At Muttukadu on East Coast Road, the front-opening garbage bin has its mouth ajar, about to puke its smelly contents. Those contents are more tightly packed together than occupants of a rush-hour elevator. But that is not even half attention-worthy as what follows. The garbage has to be transferred to a tractor-hauled roofless goods carrier. The mixed waste has been in the bowels of the bin for three days. Out comes a casuarina pole to hold the shutter open. A bedsheet is spread in front of the open garbage bin. On it is plonked an aluminium container. With what looks like a shrub rake, clumps of waste are clawed and pushed into the container. The process is repeated. And when the spillovers in the bedsheet are sizeable, the bedsheet is held by two and the mucky contents thrown into the carrier.
The one supervising this work points out that in Muttukadu panchayat, garbage bins are placed on ECR and in the side streets. The bins are cleared by turns, each in three days, the time it apparently takes for a bin to get filled to the brim.
Two thoughts climb out of that bin, elbowing away the garbage.

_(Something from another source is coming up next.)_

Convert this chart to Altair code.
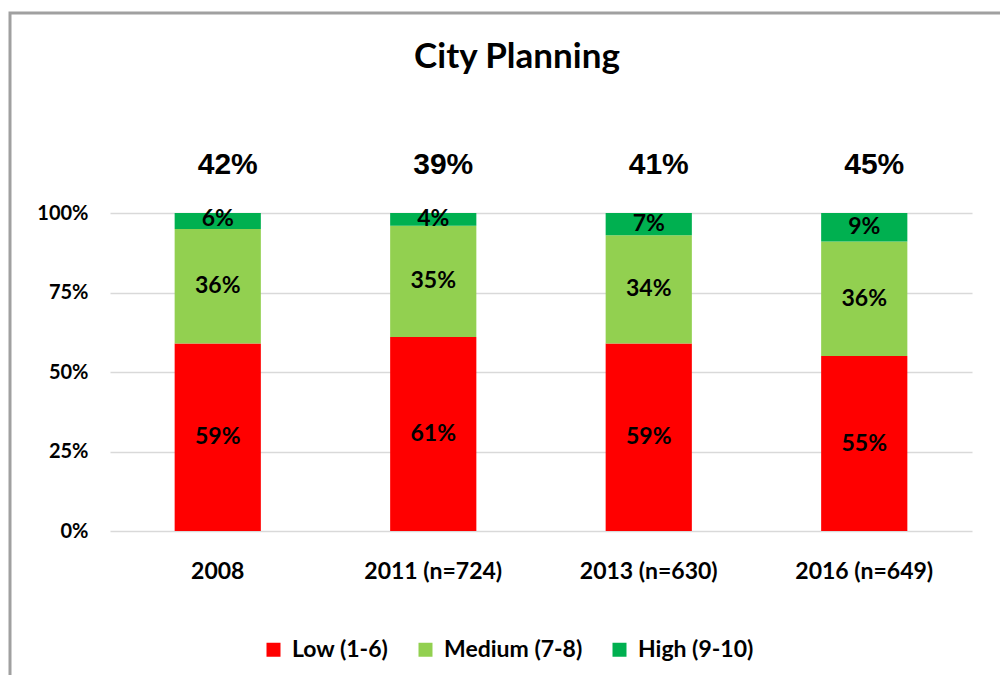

One, can’t these workers have the benefit of slightly better technology, probably not a heavy truck-mounted hydraulic compactor, but something better that what they have at their disposal now?
And two, should not waste segregation and composting at site be followed more stringently in these circumstances? The greater human contact should be the prod driving the initiative to ensure decomposing biodegradable waste is dealt with right where it is generated. ECR is lined with nurseries, the sale of compost generated by residents to these nurseries is an option.